Coast Guard grows its own tradespeople at repair yard

Since 1899, the Coast Guard's shipyard at Curtis Bay has added years to the life of the sea-battered fleet, repairing and upgrading hundreds of cutters before sending them back on patrol.

So in 2002 when shipyard officials looked at the future and saw a graying workforce with an average age of 47, they crafted a rejuvenation plan based on nurturing home-grown talent.

The trades training program they created has placed 125 students and graduates in the Curtis Bay workforce, which numbers 625. The apprentices receive not just trades training but college credits. Many go on to complete an associate's degree.

The apprenticeship experience is "dirty and exhausting and fun," said Melody Bloch, 26, a graduate and marine machinist from Pasadena. And it pays — $36,000 a year during the four-year program and a salary of about $49,000 upon graduation.

As for job security? The ships just keep on coming.

Sen. Barbara A. Mikulski, who toured the shipyard last fall, praised the partnership between the Coast Guard and the Community College of Baltimore County, which teaches math and science to the apprentices.

"Through this trades training program, we are equipping our trade workers with the tools they need for a successful future — hands-on experience and credit towards their college degree. Workforce development is critical to filling good-paying jobs that are available now here in Baltimore," Mikulski said.

The Curtis Bay program is modeled after those offered by the Navy and General Dynamics Corp. in Norfolk, Va., combining college-level courses with on-the-job training. The first class of 26 apprentices arrived in 2004. Four years later, 16 graduated.

"I was getting out of the Coast Guard and I didn't know what I was going to do. I literally stepped off the cutter and into the first class," said Jason Deyo, 31, a shipyard safety specialist who enlisted right out of Loch Raven High School. "What a great opportunity."

Deyo completed his two-year degree, got a bachelor's in occupational safety and is working now on a master's in organizational leadership from Columbia Southern University.

Graduates receive permanent appointments at Curtis Bay, an arrangement Capt. Richard Murphy, the yard's commanding officer, called "good for both sides.

"We're investing in the future of the yard with focused, motivated people," he said. "With their four-year commitment, they are saying they want to be here."

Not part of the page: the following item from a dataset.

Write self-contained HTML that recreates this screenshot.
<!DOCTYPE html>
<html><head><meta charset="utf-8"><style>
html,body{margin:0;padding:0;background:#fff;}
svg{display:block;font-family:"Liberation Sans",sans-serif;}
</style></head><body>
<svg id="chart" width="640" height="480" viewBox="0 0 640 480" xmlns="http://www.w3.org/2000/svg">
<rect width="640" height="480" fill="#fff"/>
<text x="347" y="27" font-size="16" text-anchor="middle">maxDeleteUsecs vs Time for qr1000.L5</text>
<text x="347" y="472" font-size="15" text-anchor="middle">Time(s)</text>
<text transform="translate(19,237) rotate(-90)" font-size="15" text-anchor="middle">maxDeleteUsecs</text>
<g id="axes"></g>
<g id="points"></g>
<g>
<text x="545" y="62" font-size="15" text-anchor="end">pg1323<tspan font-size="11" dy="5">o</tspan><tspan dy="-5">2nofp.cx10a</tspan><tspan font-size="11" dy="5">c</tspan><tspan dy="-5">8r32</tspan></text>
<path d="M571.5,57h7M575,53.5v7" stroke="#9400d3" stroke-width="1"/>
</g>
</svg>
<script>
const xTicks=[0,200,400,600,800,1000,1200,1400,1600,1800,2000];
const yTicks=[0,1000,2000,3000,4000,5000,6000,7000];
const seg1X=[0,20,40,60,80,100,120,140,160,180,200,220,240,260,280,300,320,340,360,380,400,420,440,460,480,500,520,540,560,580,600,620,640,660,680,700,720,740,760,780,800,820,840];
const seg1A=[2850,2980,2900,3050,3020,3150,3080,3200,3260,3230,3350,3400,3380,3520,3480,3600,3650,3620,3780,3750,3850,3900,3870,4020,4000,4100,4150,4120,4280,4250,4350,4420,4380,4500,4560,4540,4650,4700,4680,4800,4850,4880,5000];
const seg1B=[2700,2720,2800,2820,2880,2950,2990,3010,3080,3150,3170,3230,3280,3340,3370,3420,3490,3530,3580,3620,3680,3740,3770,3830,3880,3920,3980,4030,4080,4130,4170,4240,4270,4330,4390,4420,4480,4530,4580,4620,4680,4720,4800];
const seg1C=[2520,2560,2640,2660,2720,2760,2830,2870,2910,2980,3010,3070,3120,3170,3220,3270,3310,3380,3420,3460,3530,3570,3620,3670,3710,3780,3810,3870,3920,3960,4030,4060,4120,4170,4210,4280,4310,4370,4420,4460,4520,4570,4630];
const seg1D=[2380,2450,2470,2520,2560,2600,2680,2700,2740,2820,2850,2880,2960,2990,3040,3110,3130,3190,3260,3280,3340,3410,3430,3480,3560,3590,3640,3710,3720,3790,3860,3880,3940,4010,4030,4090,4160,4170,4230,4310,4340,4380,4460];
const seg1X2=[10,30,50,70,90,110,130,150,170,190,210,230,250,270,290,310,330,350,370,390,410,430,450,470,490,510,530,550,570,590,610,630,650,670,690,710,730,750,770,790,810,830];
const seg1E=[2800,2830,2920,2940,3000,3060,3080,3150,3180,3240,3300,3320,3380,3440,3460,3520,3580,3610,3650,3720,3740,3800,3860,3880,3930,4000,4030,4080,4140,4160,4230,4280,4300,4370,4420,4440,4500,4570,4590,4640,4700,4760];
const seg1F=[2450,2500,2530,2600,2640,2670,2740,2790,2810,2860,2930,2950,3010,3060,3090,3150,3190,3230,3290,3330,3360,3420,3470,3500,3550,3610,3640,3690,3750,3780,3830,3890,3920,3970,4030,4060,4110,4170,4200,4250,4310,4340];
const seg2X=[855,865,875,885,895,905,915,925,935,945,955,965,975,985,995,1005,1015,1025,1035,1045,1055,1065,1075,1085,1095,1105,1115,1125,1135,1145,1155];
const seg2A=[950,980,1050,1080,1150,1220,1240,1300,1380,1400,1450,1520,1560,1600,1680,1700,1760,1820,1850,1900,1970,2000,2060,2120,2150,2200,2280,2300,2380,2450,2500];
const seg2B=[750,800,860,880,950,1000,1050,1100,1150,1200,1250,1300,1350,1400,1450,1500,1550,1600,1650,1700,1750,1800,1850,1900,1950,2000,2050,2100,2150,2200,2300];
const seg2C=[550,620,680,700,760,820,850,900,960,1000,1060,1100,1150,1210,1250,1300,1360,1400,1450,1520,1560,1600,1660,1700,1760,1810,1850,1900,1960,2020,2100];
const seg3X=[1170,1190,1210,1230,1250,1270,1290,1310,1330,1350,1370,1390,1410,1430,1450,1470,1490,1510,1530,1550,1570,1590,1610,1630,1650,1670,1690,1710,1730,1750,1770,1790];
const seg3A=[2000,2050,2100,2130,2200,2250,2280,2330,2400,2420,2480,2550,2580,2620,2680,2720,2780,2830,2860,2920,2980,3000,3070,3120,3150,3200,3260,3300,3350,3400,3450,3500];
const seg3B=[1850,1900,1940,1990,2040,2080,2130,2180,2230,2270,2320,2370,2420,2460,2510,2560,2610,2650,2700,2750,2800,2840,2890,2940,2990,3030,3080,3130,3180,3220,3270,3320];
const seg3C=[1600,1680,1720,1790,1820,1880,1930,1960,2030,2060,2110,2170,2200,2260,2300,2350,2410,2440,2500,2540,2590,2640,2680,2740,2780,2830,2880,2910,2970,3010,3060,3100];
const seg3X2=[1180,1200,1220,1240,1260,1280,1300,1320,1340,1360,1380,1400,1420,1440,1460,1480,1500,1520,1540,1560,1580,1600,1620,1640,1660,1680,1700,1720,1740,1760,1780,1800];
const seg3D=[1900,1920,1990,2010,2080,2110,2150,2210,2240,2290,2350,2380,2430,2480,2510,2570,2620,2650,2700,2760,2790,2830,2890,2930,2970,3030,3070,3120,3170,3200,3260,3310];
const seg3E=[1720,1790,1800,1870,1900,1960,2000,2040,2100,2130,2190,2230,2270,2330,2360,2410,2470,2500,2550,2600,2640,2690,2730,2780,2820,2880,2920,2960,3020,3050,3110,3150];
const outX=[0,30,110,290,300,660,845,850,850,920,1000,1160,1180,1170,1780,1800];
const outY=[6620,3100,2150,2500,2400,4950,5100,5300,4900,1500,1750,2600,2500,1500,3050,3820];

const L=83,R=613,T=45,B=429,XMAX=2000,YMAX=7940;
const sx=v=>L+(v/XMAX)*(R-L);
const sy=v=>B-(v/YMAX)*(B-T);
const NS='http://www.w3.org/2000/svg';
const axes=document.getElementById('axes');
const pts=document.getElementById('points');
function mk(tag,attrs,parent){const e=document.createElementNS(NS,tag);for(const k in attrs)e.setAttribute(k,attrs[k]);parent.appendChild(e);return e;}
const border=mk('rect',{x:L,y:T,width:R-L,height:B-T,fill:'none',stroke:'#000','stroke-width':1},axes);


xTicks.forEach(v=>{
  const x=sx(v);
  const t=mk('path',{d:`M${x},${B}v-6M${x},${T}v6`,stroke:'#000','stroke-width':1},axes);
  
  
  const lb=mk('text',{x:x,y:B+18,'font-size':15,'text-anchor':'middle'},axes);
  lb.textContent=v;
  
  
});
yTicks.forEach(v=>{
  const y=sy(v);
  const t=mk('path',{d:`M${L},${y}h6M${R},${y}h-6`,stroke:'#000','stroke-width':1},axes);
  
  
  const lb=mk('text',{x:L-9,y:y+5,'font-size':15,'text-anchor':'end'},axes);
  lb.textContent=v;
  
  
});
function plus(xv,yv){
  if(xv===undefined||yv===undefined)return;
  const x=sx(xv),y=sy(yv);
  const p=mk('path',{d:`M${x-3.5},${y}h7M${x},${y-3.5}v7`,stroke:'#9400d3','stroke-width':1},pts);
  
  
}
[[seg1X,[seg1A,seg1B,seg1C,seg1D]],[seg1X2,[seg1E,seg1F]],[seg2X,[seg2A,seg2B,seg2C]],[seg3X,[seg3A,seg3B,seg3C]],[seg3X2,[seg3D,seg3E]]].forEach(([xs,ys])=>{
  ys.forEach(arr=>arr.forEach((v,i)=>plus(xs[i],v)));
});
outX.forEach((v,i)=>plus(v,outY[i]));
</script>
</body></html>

The Coast Guard yard's graying workforce reflects the entire federal workforce. Nearly 75 percent of federal employees are over age 40, compared to only 40 percent in the private sector, according to a Congressional Budget Office report last year. Just 3 percent of federal workers are 25 or younger.

"We looked at our workforce in 2002, 2003 and realized that 40 percent of our employees would be retiring in the next several years and that there weren't that many skilled people available in the marine trades," said Charles Zerbe, production manager of Curtis Bay's industrial department. "We decided that we wanted trainees coming out of the program to be educated not only in the trades, but also in the skills that would allow them to move into other areas, like management."

Curtis Bay managers look at retirement projections and the number and complexity of projects in the pipeline when deciding which trades to advertise on the USAJobs.gov website: welding, sheet metal, machinery, pipefitting, electrical and painting trades.

"You always need electricians. There's never enough," Zerbe said. "You never have enough painters."

Applicants must have a high school diploma or an equivalent and take college placement tests. Each candidate is interviewed by an eight-person panel that includes five shipyard foremen. The size of each class — one is launched every two years — is determined by the number of employees Curtis Bay is allowed in the Coast Guard budget.

On average 100 people apply for each position, Zerbe said. Federal hiring policy precludes waiting lists.

While attending community college, apprentices must earn a grade of 70 in each course; two failing grades is cause for dismissal. Classroom education is supplemented with trades training aboard ship or in the Curtis Bay shops.

"By the time they finish in four years, they'll have 39 credits and only need 21 more — about two semesters — for an associate's degree. That's real incentive to get that degree and it ensures we have a high-quality workforce," Zerbe said.

The program costs about $100,000 annually, covering tuition and on-the-job instruction, Zerbe said. The money comes out of the shipyard's operating budget.

The apprentices say the work is varied and keeps them on their toes.

"It's not like 'Groundhog Day,' " said Chris LaPorte, 31, a welder and third-year student from Baltimore. "There's a real sense of satisfaction. The ship is all apart and you don't know how it's going to get back together, but then it gets back together and looks pristine."

Added third-year student Kenard McCoy, 21, of Baltimore: "It feels like a big responsibility, but it's a good responsibility. You know, inside, that the military can count on us."

Only a few graduates have left Curtis Bay for other shipyards.

Bloch said the pride she takes in her work has spilled over into her personal life.

"You look at every boat. I was on vacation in St. Martin and I saw a boat I worked on. You say, 'Hey, that's mine,' " she said, smiling. "You can't help but look and see if they're taking good care of what you worked on."